The following story, quoted on Bava Metzia 59b, is perhaps the most famous, and certainly the most important, story about a Bat Kol. This philosophical implications of this story are well worth discussing:
It has been taught: On that day R. Eliezer brought forward every imaginable argument , but they did not accept them. Said he to them: ‘If the halachah agrees with me, let this carob-tree prove it!’ Thereupon the carob-tree was torn a hundred cubits out of its place — others affirm, four hundred cubits. ‘No proof can be brought from a carob-tree,’ they retorted. Again he said to them: ‘If the halachah agrees with me, let the stream of water prove it!’ Whereupon the stream of water flowed backwards — ‘No proof can be brought from a stream of water,’ they rejoined. Again he urged: ‘If the halachah agrees with me, let the walls of the schoolhouse prove it,’ whereupon the walls inclined to fall. But R. Joshua rebuked them, saying: ‘When scholars are engaged in a halachic dispute, what have ye to interfere?’ Hence they did not fall, in honour of R. Joshua, nor did they resume the upright, in honour of R. Eliezer; and they are still standing thus inclined.
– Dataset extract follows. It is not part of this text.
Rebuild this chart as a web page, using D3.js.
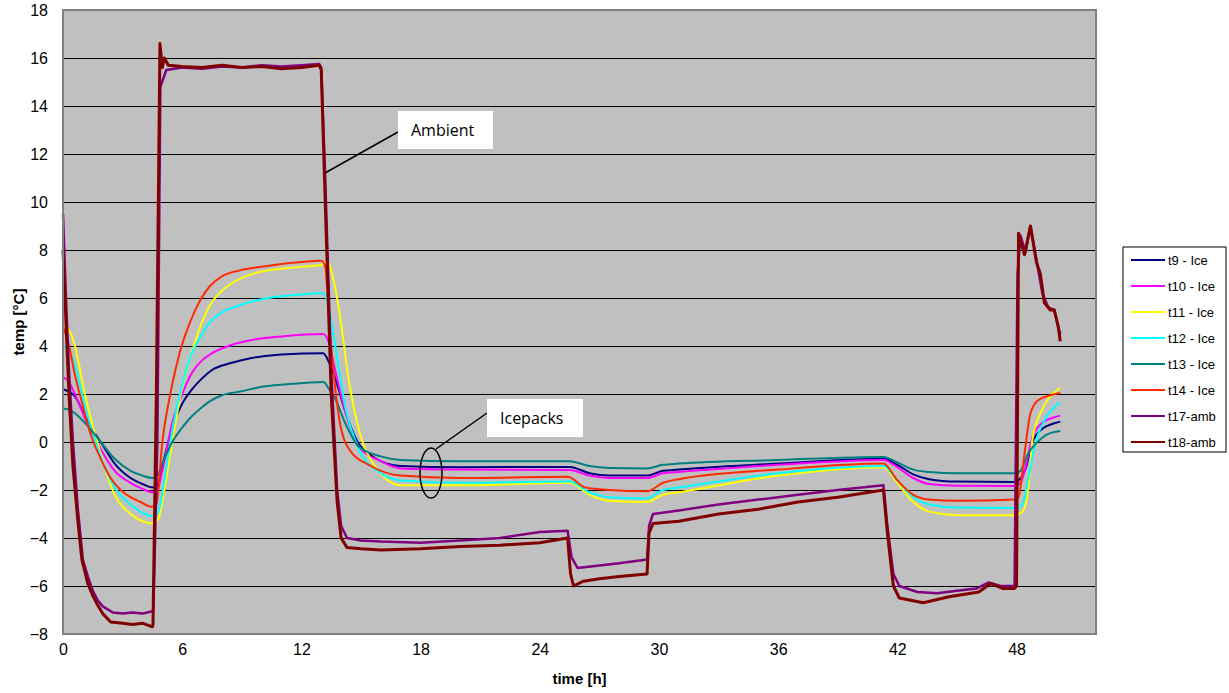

Again he said to them: ‘If the halachah agrees with me, let it be proved from Heaven!’ Whereupon a Heavenly Voice cried out: ‘Why do ye dispute with R. Eliezer, seeing that in all matters the halachah agrees with him!’ But R. Joshua arose and exclaimed: ‘It is not in heaven.’ What did he mean by this? — Said R. Jeremiah: That the Torah had already been given at Mount Sinai; we pay no attention to a Heavenly Voice, because Thou hast long since written in the Torah at Mount Sinai, After the majority must one incline.

  • What does it mean “תורה לא בשמים היא”?

  • Why would Hashem create a system whereby he could be “overruled”?

  • If most of B’nai Yisroel decides to ignore a particular halacha, why do we not apply the principle of “תורה לא בשמים היא”?

Saturday, September 02, 2006

. . . . but who is he?

You guys are doing great with this blog. I love the conversation!!

A number of responces to what you guys wrote come to mind, but I'll limit myself to one thought for now (and by making it a seperate post, we should be able to start a new thread.):
One point that few of you -- with the exception of Dasi -- focus on is the prophet himself. If some random guy comes up to you and tells you that God came to him in a vision, I don't think any of us would take him too seriously. On the other hand, think of the most honest, trustworthy, finest human being you know. Now add into the equation the fact that this person has already proven (we'll discuss how later in the year) that he/she receives legitimate prophesies. Now what if this person comes up to you with a message from God? Don’t you think we’d take it a little more seriously?